> [Stated goal] Which lines contain the string "picture"? Please list every one of them.
***** Dataset content
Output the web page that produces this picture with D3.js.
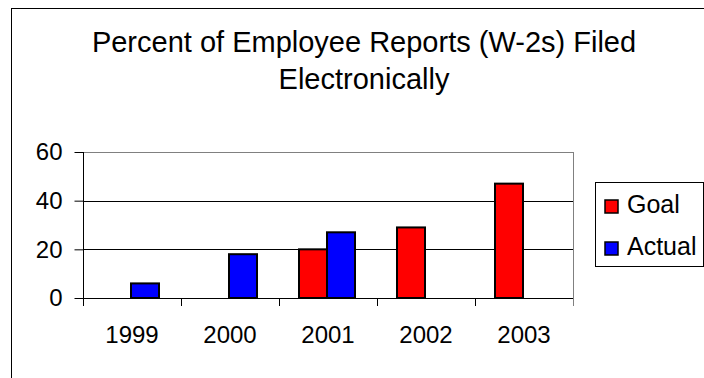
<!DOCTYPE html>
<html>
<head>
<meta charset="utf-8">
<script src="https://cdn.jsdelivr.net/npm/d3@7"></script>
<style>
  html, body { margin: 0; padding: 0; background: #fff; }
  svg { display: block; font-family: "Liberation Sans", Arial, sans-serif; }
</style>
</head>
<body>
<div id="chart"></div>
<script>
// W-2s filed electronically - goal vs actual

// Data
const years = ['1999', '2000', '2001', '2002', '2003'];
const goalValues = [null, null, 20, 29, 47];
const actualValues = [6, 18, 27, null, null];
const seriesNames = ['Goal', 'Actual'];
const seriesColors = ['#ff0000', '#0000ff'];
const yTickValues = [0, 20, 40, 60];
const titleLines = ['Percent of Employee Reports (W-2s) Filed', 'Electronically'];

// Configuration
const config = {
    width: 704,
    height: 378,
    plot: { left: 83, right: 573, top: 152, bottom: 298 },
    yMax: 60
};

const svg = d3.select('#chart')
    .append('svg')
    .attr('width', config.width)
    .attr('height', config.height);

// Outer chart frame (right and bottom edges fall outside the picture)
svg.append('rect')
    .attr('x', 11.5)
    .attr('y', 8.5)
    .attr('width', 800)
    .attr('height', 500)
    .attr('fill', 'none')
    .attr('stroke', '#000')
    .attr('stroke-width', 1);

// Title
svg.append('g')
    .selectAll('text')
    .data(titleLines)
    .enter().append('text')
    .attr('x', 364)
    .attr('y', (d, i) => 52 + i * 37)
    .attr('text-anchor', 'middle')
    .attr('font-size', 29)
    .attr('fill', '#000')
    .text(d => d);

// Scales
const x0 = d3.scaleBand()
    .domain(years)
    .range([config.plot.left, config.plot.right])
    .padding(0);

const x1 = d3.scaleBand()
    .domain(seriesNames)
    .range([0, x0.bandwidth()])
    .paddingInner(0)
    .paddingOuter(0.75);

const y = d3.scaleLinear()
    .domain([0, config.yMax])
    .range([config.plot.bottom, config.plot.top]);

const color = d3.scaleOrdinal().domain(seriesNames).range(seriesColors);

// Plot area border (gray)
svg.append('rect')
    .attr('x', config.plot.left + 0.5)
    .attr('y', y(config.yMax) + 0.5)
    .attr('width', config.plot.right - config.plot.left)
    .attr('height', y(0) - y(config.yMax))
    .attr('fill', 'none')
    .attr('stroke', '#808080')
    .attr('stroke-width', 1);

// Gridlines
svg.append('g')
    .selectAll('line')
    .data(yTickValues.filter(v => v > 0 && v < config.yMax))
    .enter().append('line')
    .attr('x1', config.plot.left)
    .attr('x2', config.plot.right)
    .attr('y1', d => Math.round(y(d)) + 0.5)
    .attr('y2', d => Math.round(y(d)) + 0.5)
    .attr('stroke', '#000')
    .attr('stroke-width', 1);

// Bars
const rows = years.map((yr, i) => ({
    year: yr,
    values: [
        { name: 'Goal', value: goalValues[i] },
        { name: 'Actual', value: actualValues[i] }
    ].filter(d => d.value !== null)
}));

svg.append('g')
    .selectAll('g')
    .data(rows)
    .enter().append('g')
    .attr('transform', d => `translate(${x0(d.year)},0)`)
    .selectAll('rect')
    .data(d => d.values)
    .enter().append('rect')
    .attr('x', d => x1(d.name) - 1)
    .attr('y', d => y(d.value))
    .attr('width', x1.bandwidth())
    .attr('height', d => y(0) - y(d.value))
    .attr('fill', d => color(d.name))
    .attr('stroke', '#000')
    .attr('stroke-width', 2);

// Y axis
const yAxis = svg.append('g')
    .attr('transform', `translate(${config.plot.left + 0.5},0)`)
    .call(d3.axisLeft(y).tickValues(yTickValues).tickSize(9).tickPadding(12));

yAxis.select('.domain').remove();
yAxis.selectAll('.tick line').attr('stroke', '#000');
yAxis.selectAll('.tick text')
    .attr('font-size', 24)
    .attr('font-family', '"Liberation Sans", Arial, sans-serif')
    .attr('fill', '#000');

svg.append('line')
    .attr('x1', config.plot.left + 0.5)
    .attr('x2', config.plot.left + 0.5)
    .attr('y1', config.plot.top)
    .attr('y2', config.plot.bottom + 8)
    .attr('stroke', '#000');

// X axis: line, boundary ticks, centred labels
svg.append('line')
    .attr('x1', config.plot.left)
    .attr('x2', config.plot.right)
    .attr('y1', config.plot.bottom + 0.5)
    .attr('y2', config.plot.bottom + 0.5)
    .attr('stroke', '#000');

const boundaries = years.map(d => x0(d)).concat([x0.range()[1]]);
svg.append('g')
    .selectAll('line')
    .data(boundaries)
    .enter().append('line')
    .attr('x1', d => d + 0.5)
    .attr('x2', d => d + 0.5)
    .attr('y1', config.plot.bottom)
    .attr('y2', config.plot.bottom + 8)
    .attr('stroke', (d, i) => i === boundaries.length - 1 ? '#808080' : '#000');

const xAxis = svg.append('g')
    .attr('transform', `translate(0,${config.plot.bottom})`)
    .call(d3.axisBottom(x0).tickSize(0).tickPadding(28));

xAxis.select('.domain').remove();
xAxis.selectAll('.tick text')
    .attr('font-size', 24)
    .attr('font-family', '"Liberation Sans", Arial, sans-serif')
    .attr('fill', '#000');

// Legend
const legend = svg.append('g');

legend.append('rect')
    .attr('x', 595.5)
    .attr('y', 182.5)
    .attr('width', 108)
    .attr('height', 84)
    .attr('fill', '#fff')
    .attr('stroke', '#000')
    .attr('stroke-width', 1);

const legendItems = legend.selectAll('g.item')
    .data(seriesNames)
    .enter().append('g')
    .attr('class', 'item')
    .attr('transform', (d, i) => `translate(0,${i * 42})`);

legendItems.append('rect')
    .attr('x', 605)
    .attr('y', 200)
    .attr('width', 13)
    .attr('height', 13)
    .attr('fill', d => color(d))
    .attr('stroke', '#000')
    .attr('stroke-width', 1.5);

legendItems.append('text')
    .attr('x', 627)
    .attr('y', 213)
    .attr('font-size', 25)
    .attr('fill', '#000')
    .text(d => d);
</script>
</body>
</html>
**********
> [Exercise result]
Output the web page that produces this picture with D3.js.
// Outer chart frame (right and bottom edges fall outside the picture)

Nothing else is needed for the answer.